Research & Reviews: Journal of Material Sciences
MenuISSN:2321-6212
ISSN:2321-6212
Xavier Bidault and Nicolas Pineau
CEA DAM/DIF, France
Posters & Accepted Abstracts: Res. Rev. J Mat. Sci.
Recent experimental studies show that granularity has a substantial impact on the detonation behavior of high-explosive materials: under shock loading, a nanostructured one leads to smaller nanodiamonds than a microstructured one [1]. Moreover, simulations show that a porous energetic material undergoes an extra temperature rise related to the size of the pore/defect [2, 3]. Two aspects of this granularity, the surface energy and the porosity, are explored to investigate these different behaviors. From a model energetic material, the surface energy of nanoparticles with a radius from 2 nm up to 60 nm has been determined by means of Molecular Dynamics simulations using ReaxFF-lg potential [4]. Then, using the Rankine- Hugoniot relations and the equation of states of the corresponding bulk material [5], the contribution of this excess energy to the heating of the shock-compressed, nanostructured and porous material is determined, and compared to the compaction work needed to collapse its porosity. This allows evaluating the balance of these two aspects of granularity to the extra temperature rise under shock loading.

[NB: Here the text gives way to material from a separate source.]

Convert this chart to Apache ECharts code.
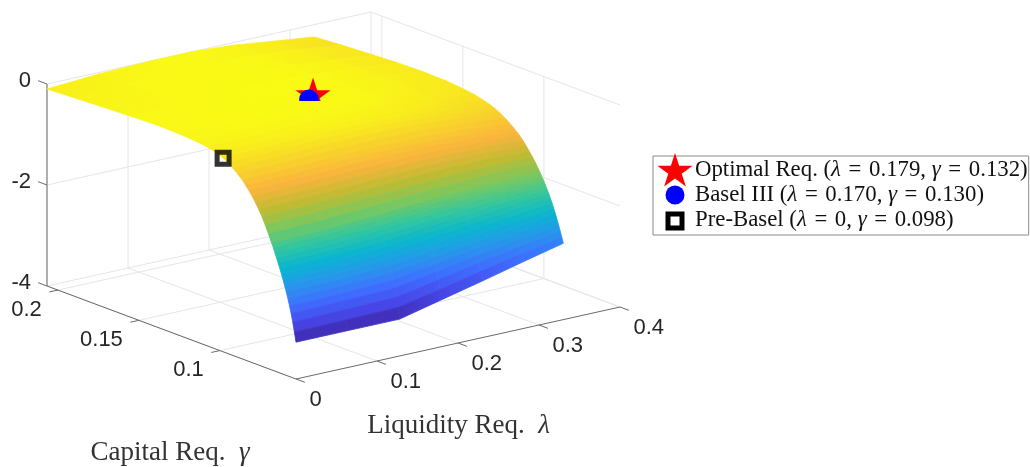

Xavier Bidault has his expertise in modeling and analysis of nanostructured materials by Molecular Dynamics. In order to study nanostructured optical fibers, the simple adaptive model that he developed during his Physics PhD allowed the simulations to reproduce for the first time the separation of phases of complex compositions in silica-based glasses, as experimentally observed. He now enlarges his skills to organic materials to understand how the granularity (surface energy and porosity) of a nanostructured energetic material impacts its reactivity under shock, with a focus on nanodiamond formation.